Stored items
━━━
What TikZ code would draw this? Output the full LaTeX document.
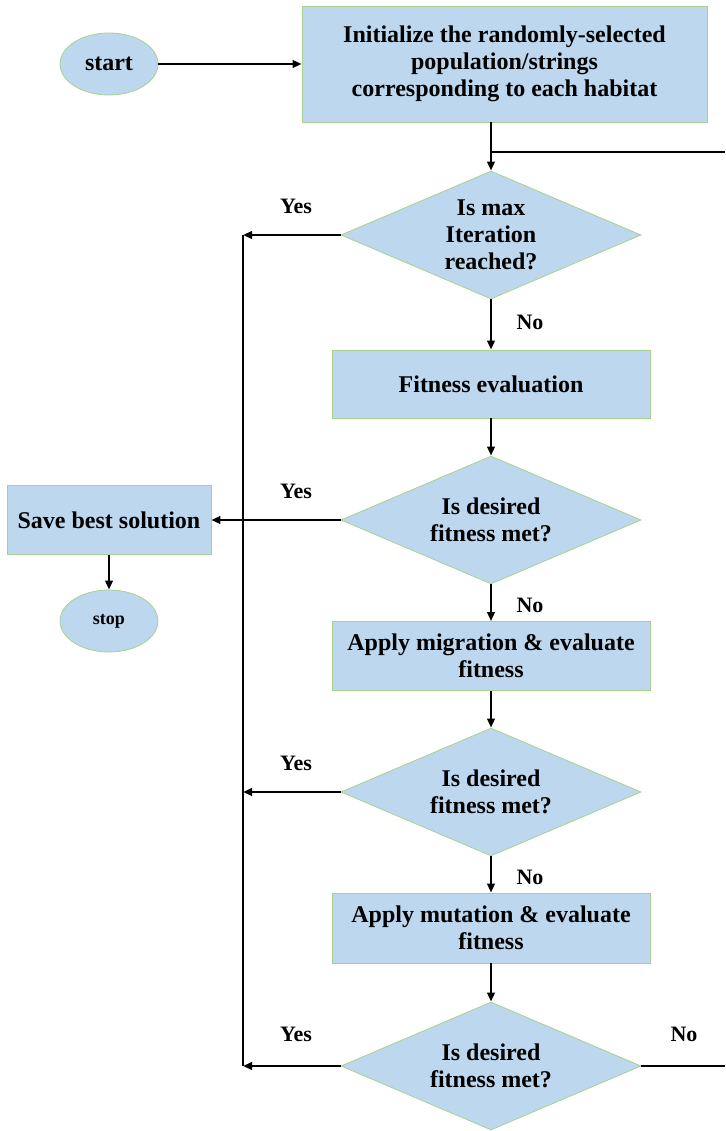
\documentclass[tikz,border=0pt]{standalone}
\usepackage{fontspec}
\setmainfont{Liberation Serif}
\usetikzlibrary{shapes.geometric,arrows.meta}
\definecolor{boxblue}{RGB}{189,215,238}
\definecolor{boxedge}{RGB}{169,209,142}

\begin{document}
\begin{tikzpicture}[x=1pt,y=-1pt,
  blkfont/.style={font=\bfseries\fontsize{24}{27}\selectfont},
  blk/.style={draw=boxedge,line width=0.8pt,fill=boxblue,inner sep=0pt,align=center,blkfont},
  procbox/.style={blk,rectangle},
  decide/.style={blk,diamond,minimum width=300pt,minimum height=128pt},
  term/.style={blk,ellipse,minimum width=98pt,minimum height=62pt},
  flow/.style={line width=2.8pt,-{Triangle[length=9pt,width=7.5pt]}},
  lbl/.style={font=\bfseries\fontsize{22}{26}\selectfont}]
  \useasboundingbox (0,0) rectangle (725,1131);
  % blocks
  \node[term] (start) at (109,64) {start};
  \node[procbox,minimum width=405pt,minimum height=116pt] (init) at (504.5,64)
    {Initialize the randomly-selected\\population/strings\\corresponding to each habitat};
  \node[decide,label={[blkfont,align=center]center:Is max\\Iteration\\reached?}] (maxit) at (491,235) {};
  \node[procbox,minimum width=318pt,minimum height=68pt] (fit) at (491,384) {Fitness evaluation};
  \node[decide,label={[blkfont,align=center]center:Is desired\\fitness met?}] (met1) at (491,520) {};
  \node[procbox,minimum width=204pt,minimum height=69pt] (save) at (109,520) {Save best solution};
  \node[term,font=\bfseries\fontsize{18}{22}\selectfont] (stop) at (109,621) {stop};
  \node[procbox,minimum width=318pt,minimum height=69pt] (mig) at (491,656) {Apply migration \& evaluate\\fitness};
  \node[decide,label={[blkfont,align=center]center:Is desired\\fitness met?}] (met2) at (491,792) {};
  \node[procbox,minimum width=318pt,minimum height=70pt] (mut) at (491,928) {Apply mutation \& evaluate\\fitness};
  \node[decide,label={[blkfont,align=center]center:Is desired\\fitness met?}] (met3) at (491,1066) {};
  % free ends
  \coordinate (back) at (491,152); \coordinate (backR) at (725,152);
  \coordinate (y1) at (243,235); \coordinate (y3) at (243,792);
  \coordinate (y4) at (243,1066); \coordinate (noR) at (725,1066);
  % connectors
  \draw[flow] (start) -- (init);
  \draw[flow] (init.south -| maxit.north) -- (maxit.north);
  \draw[line width=2.8pt] (back) -- (backR);
  \draw[flow] (maxit.west) -- (y1);
  \draw[flow] (maxit) -- (fit);
  \draw[flow] (fit) -- (met1);
  \draw[flow] (met1.west) -- (save.east);
  \draw[flow] (save) -- (stop);
  \draw[flow] (met1) -- (mig);
  \draw[flow] (mig) -- (met2);
  \draw[flow] (met2.west) -- (y3);
  \draw[flow] (met2) -- (mut);
  \draw[flow] (mut) -- (met3);
  \draw[flow] (met3.west) -- (y4);
  \draw[line width=2.8pt] (met3.east) -- (noR);
  \draw[line width=2.8pt] (y1) -- (y4);
  % labels
  \node[lbl] (yes1) at (296,206) {Yes}; \node[lbl] (no1) at (530,322) {No};
  \node[lbl] (yes2) at (296,491) {Yes}; \node[lbl] (no2) at (530,605) {No};
  \node[lbl] (yes3) at (296,763) {Yes}; \node[lbl] (no3) at (530,877) {No};
  \node[lbl] (yes4) at (296,1034) {Yes}; \node[lbl] (no4) at (684,1034) {No};
\end{tikzpicture}
\end{document}
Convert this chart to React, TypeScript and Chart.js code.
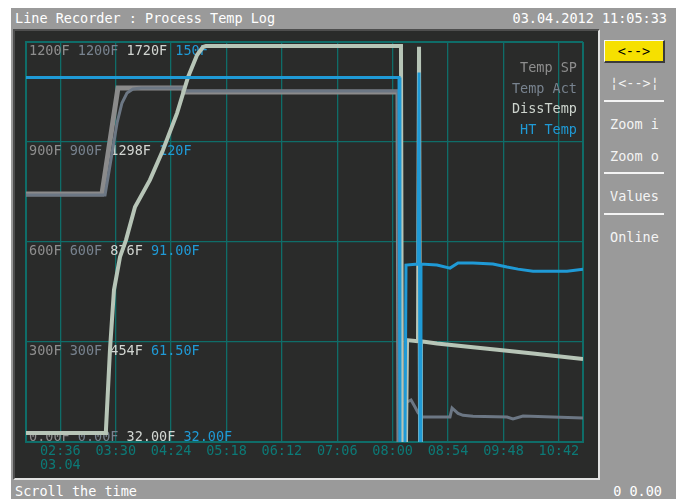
━━━
» Directions for this task: Quote the data above in full and without alteration; skip the pictures.

» Expected answer:
What TikZ code would draw this? Output the full LaTeX document.
\documentclass[tikz,border=0pt]{standalone}
\usepackage{fontspec}
\setmainfont{Liberation Serif}
\usetikzlibrary{shapes.geometric,arrows.meta}
\definecolor{boxblue}{RGB}{189,215,238}
\definecolor{boxedge}{RGB}{169,209,142}

\begin{document}
\begin{tikzpicture}[x=1pt,y=-1pt,
  blkfont/.style={font=\bfseries\fontsize{24}{27}\selectfont},
  blk/.style={draw=boxedge,line width=0.8pt,fill=boxblue,inner sep=0pt,align=center,blkfont},
  procbox/.style={blk,rectangle},
  decide/.style={blk,diamond,minimum width=300pt,minimum height=128pt},
  term/.style={blk,ellipse,minimum width=98pt,minimum height=62pt},
  flow/.style={line width=2.8pt,-{Triangle[length=9pt,width=7.5pt]}},
  lbl/.style={font=\bfseries\fontsize{22}{26}\selectfont}]
  \useasboundingbox (0,0) rectangle (725,1131);
  % blocks
  \node[term] (start) at (109,64) {start};
  \node[procbox,minimum width=405pt,minimum height=116pt] (init) at (504.5,64)
    {Initialize the randomly-selected\\population/strings\\corresponding to each habitat};
  \node[decide,label={[blkfont,align=center]center:Is max\\Iteration\\reached?}] (maxit) at (491,235) {};
  \node[procbox,minimum width=318pt,minimum height=68pt] (fit) at (491,384) {Fitness evaluation};
  \node[decide,label={[blkfont,align=center]center:Is desired\\fitness met?}] (met1) at (491,520) {};
  \node[procbox,minimum width=204pt,minimum height=69pt] (save) at (109,520) {Save best solution};
  \node[term,font=\bfseries\fontsize{18}{22}\selectfont] (stop) at (109,621) {stop};
  \node[procbox,minimum width=318pt,minimum height=69pt] (mig) at (491,656) {Apply migration \& evaluate\\fitness};
  \node[decide,label={[blkfont,align=center]center:Is desired\\fitness met?}] (met2) at (491,792) {};
  \node[procbox,minimum width=318pt,minimum height=70pt] (mut) at (491,928) {Apply mutation \& evaluate\\fitness};
  \node[decide,label={[blkfont,align=center]center:Is desired\\fitness met?}] (met3) at (491,1066) {};
  % free ends
  \coordinate (back) at (491,152); \coordinate (backR) at (725,152);
  \coordinate (y1) at (243,235); \coordinate (y3) at (243,792);
  \coordinate (y4) at (243,1066); \coordinate (noR) at (725,1066);
  % connectors
  \draw[flow] (start) -- (init);
  \draw[flow] (init.south -| maxit.north) -- (maxit.north);
  \draw[line width=2.8pt] (back) -- (backR);
  \draw[flow] (maxit.west) -- (y1);
  \draw[flow] (maxit) -- (fit);
  \draw[flow] (fit) -- (met1);
  \draw[flow] (met1.west) -- (save.east);
  \draw[flow] (save) -- (stop);
  \draw[flow] (met1) -- (mig);
  \draw[flow] (mig) -- (met2);
  \draw[flow] (met2.west) -- (y3);
  \draw[flow] (met2) -- (mut);
  \draw[flow] (mut) -- (met3);
  \draw[flow] (met3.west) -- (y4);
  \draw[line width=2.8pt] (met3.east) -- (noR);
  \draw[line width=2.8pt] (y1) -- (y4);
  % labels
  \node[lbl] (yes1) at (296,206) {Yes}; \node[lbl] (no1) at (530,322) {No};
  \node[lbl] (yes2) at (296,491) {Yes}; \node[lbl] (no2) at (530,605) {No};
  \node[lbl] (yes3) at (296,763) {Yes}; \node[lbl] (no3) at (530,877) {No};
  \node[lbl] (yes4) at (296,1034) {Yes}; \node[lbl] (no4) at (684,1034) {No};
\end{tikzpicture}
\end{document}
Convert this chart to React, TypeScript and Chart.js code.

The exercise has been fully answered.